A trained machine learning model object (e.g., output from caret or custom ML pipeline), which includes cross-validation resamples.

data_train

A data frame containing the training data used for the model.

task_type

Character. Either "classification" (default) or "survival".

target_col

Character. Name of the target column for classification tasks. Required if task_type = "classification".

trait.positive

Value representing the positive class in classification tasks.

time_col

Character. Column name representing survival time. Required if task_type = "survival".

event_col

Character. Column name representing survival event indicator. Required if task_type = "survival".

n_cores

Integer. Number of cores for parallel computation. Default is 2.

file.name

Character.
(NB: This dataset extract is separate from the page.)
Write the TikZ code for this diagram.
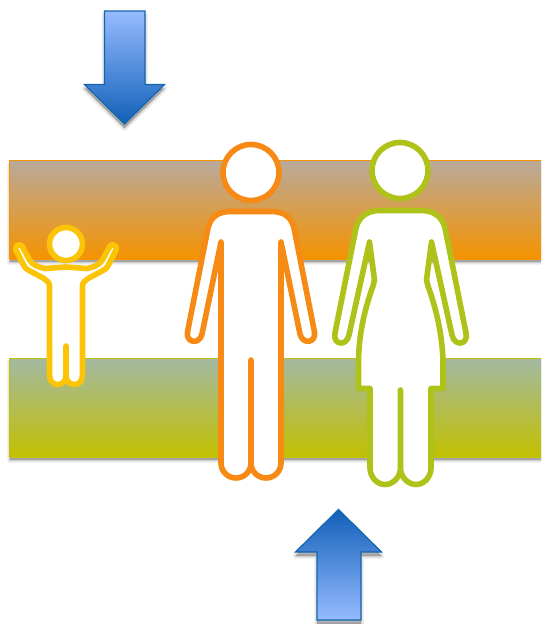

Optional filename prefix for saving SHAP stability plots. If NULL, plots are not saved.

Value

A data frame containing SHAP values for all features, averaged across resamples, with rows corresponding to training samples and columns to features.

Details

The function performs the following steps:

  1. Sets up classification or survival prediction functions based on the task type.

  2. Loops over all cross-validation resamples in parallel, refitting models on training folds.

  3. Computes SHAP values using fastshap::explain() for each resample, skipping trivial predictions.

  4. Combines SHAP values across resamples and summarizes them (median per sample).

  5. Generates and optionally saves a SHAP stability plot if file.name is provided.

Trivial predictions (constant probability for all samples) are skipped, and a warning is issued if SHAP values cannot be computed.